Absurdly Driven looks at the world of business with a skeptical eye and a firmly rooted tongue in cheek.
When you say the words United Airlines, what reaction do you usually get?
A snort of derision, perhaps? Or maybe a joke about dragging passengers off planes?
Or maybe a haughty: "I'll never fly with those people again!"
Yet humans are fickle sorts.
To change their minds about something -- or someone -- can occasionally take one simple action, one blessedly simple event.
And so it is that my eyes fall upon a new YouGov BrandIndex survey that examined recent events in American history, specifically the companies that had decided to drift away from the potentially -- or, some might say, actually -- noxious association with the National Rifle Association.

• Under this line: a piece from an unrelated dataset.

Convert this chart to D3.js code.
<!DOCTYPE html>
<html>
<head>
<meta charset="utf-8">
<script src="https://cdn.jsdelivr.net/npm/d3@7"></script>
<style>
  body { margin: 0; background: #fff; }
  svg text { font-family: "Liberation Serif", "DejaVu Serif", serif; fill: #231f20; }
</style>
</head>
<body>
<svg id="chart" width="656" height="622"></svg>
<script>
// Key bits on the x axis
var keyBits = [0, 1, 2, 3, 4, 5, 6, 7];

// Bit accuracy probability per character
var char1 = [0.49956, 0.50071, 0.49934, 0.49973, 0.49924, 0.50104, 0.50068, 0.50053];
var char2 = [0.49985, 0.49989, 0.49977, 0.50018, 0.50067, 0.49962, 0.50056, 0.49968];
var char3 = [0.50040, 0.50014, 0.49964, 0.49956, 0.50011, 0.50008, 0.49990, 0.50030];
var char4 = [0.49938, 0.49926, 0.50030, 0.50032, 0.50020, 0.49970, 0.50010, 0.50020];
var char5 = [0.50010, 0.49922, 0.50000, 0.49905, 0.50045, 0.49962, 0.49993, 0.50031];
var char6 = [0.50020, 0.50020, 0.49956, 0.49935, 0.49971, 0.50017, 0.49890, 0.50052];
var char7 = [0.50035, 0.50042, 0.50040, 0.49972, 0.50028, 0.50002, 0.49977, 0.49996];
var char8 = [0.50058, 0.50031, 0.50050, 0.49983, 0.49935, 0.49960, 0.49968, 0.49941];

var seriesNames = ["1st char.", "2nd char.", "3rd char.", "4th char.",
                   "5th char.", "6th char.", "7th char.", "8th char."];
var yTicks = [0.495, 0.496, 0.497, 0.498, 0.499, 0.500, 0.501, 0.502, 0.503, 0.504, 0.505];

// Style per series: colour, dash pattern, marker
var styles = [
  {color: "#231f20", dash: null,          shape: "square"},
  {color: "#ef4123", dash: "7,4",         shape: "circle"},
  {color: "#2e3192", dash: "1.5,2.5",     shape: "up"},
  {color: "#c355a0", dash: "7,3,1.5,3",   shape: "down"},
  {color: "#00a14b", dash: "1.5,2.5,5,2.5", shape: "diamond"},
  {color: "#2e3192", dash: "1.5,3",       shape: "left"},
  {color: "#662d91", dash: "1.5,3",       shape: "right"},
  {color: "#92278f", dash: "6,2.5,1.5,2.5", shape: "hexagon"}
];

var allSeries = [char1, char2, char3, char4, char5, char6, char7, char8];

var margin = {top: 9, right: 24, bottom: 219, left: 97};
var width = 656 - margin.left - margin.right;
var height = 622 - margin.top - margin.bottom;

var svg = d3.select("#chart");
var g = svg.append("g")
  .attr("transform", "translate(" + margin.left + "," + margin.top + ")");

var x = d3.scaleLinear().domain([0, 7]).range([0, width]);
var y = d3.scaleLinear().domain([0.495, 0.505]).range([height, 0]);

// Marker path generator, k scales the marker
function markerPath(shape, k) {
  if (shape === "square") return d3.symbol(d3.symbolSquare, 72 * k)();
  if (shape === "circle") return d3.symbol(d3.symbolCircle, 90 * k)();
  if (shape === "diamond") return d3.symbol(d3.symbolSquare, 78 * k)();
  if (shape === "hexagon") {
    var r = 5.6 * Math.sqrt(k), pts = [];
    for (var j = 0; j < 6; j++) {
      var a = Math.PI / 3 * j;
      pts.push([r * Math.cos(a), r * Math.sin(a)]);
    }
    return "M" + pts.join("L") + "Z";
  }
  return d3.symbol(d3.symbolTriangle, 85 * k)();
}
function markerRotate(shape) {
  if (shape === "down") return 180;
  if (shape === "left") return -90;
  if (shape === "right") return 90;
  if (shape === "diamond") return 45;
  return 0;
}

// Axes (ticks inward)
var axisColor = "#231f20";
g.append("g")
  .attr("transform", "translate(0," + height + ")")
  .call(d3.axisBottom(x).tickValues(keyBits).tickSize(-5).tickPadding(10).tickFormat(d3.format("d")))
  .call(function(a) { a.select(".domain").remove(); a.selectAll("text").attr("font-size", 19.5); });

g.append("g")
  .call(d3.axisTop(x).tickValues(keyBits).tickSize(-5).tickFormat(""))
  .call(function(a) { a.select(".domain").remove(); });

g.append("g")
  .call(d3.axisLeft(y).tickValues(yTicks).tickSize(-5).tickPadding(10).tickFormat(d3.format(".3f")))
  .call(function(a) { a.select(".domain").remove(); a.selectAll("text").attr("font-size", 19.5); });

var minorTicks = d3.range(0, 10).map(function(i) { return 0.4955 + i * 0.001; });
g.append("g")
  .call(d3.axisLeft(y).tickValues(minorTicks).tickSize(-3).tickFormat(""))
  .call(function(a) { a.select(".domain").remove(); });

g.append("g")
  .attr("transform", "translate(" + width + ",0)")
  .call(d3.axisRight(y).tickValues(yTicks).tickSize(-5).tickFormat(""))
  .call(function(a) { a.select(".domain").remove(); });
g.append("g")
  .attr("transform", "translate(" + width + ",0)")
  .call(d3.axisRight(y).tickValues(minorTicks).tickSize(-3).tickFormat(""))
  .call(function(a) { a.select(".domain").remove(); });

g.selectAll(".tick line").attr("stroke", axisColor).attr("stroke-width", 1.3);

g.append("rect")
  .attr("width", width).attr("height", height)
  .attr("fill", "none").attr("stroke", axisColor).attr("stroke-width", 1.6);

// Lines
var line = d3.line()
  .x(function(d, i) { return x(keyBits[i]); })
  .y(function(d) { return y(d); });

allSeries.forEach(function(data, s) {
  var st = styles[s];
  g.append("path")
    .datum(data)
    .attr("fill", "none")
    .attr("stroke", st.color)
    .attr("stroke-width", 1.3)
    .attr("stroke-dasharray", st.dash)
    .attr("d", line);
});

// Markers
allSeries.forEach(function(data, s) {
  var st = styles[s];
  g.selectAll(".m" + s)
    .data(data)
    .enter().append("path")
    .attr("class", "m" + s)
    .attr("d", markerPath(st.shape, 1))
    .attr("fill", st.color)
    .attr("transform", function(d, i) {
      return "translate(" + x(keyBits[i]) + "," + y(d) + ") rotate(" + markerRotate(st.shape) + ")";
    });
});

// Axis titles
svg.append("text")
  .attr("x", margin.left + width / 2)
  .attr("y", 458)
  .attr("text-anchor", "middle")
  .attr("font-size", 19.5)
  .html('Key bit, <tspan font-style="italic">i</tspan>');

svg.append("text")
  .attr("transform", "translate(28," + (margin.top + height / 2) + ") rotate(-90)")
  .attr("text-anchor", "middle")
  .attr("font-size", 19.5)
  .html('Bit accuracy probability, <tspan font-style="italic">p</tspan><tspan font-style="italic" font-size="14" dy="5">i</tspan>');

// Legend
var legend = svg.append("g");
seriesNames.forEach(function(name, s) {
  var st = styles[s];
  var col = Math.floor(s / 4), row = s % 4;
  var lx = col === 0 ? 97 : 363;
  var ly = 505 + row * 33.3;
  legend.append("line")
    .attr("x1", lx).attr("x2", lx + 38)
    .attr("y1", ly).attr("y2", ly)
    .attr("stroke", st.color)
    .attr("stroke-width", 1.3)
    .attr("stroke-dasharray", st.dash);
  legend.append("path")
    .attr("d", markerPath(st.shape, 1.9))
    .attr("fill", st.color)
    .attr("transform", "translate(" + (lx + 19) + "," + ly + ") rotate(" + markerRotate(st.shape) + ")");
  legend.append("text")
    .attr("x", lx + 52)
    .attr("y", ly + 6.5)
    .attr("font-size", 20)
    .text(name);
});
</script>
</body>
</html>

The main thrust of this survey's results is rather neutral.
"Despite a significant increase in the number of people talking and hearing about many of the brands which broke their NRA partnerships, overall consumer perception for most of those brands have remain unchanged," says YouGov.
Most of those brands.
Yet when you slide your eyes along all of the scores, you see something poking its little head out.

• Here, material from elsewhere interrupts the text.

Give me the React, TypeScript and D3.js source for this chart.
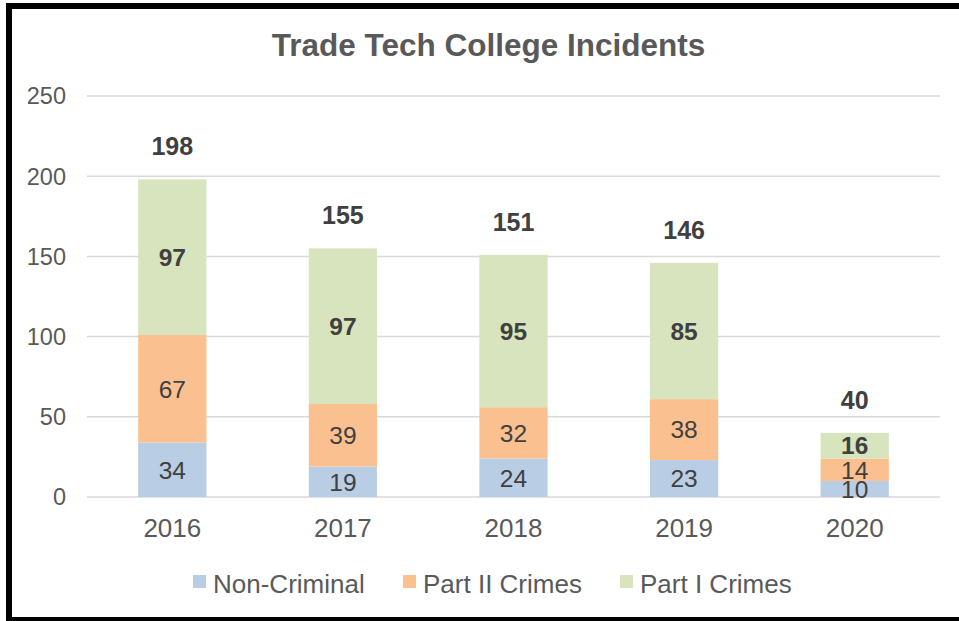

And it's not a passenger lying on the floor.
It's United Airlines, whose so-called Buzz score after breaking ties with the NRA rose more than any of the other brands.
Its Word of Mouth score also rose to sixth place out of all the brands surveyed. (Delta, which is in a nasty little spat with the state of Georgia over its decision, came first in this category.)
This -- in the context of United's recent woes after it called the police on a paying passenger and dragged him bloodied off a plane -- might be cause for a little joy at United HQ.
I contacted the airline to ask if jigs were being performed and will update, should I hear.
To give you a little more context about United's increased positive Buzz, its change in score was 4.6. The next highest change -- Delta's -- was a mere 1.5.
Some might be surprised that most companies' brand images were largely unaffected by their NRA decisions.
With United, one factor might be where its Buzz score was before the decision.
Of all the brands surveyed, it was the only one with a negative score: -2.4.
Here, the airline's decision was surely motivated by how it sensed many of its customers -- and many of its employees -- felt about this issue.
This survey shows how just one gesture can make quite some difference.